Requirements: In the listing below, locate the lines that hold the string "this". Copy those lines.

Material shown:
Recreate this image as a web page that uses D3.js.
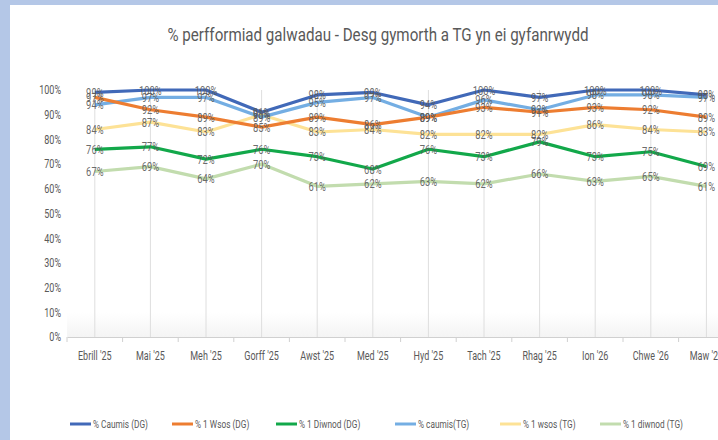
* * *
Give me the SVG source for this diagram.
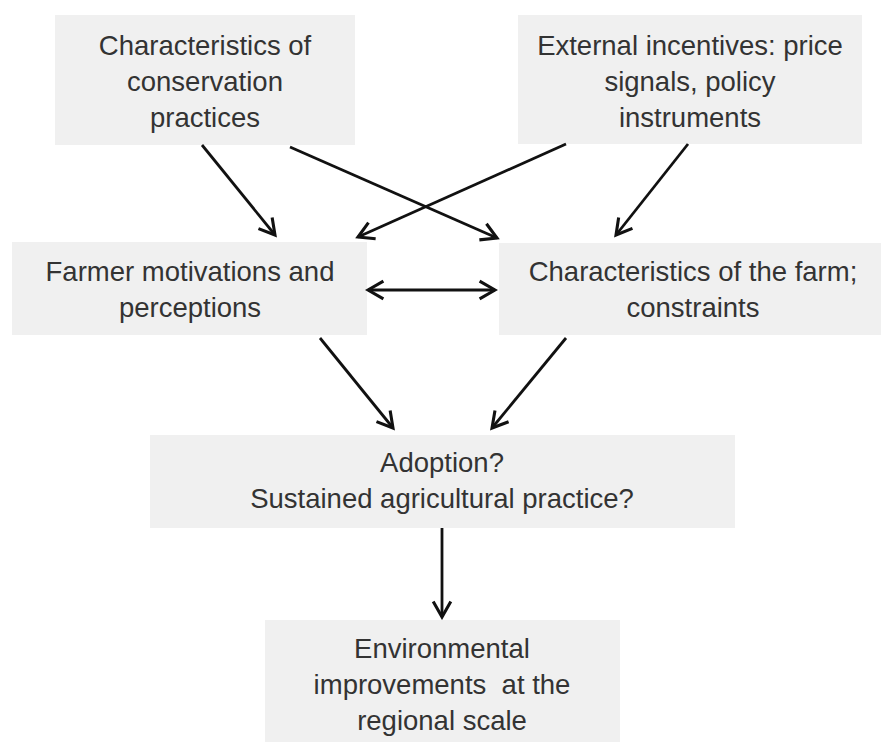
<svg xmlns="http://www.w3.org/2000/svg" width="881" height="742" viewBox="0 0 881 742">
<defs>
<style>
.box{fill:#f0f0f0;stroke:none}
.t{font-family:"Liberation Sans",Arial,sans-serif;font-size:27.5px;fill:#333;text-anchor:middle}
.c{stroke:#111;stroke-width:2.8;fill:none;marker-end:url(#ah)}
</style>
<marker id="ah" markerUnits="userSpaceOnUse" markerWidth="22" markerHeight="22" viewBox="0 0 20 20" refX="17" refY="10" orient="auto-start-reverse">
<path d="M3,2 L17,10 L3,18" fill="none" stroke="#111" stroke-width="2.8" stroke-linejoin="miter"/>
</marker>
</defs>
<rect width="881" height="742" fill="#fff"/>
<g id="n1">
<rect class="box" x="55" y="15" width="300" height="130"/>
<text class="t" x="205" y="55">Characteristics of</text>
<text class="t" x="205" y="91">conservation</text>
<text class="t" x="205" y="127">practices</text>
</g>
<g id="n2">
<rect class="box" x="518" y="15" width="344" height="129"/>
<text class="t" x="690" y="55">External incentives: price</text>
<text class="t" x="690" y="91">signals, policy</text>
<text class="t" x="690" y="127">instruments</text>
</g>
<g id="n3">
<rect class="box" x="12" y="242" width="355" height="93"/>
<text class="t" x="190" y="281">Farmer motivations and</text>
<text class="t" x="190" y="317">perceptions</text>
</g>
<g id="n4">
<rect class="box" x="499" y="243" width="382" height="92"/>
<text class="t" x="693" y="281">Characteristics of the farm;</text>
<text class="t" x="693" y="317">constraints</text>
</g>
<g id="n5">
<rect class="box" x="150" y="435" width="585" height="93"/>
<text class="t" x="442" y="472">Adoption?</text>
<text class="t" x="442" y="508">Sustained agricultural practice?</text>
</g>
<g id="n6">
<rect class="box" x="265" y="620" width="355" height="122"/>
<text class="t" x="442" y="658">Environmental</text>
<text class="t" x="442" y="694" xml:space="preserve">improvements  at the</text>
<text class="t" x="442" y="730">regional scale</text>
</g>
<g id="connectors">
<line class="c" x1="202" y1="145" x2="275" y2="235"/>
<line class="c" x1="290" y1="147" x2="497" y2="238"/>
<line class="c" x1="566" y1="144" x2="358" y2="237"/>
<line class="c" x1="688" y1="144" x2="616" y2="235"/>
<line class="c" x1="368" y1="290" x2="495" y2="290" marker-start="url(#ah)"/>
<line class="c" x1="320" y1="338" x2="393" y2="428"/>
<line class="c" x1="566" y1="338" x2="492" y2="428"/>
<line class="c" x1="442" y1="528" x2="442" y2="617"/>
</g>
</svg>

Correct response:
Recreate this image as a web page that uses D3.js.
Give me the SVG source for this diagram.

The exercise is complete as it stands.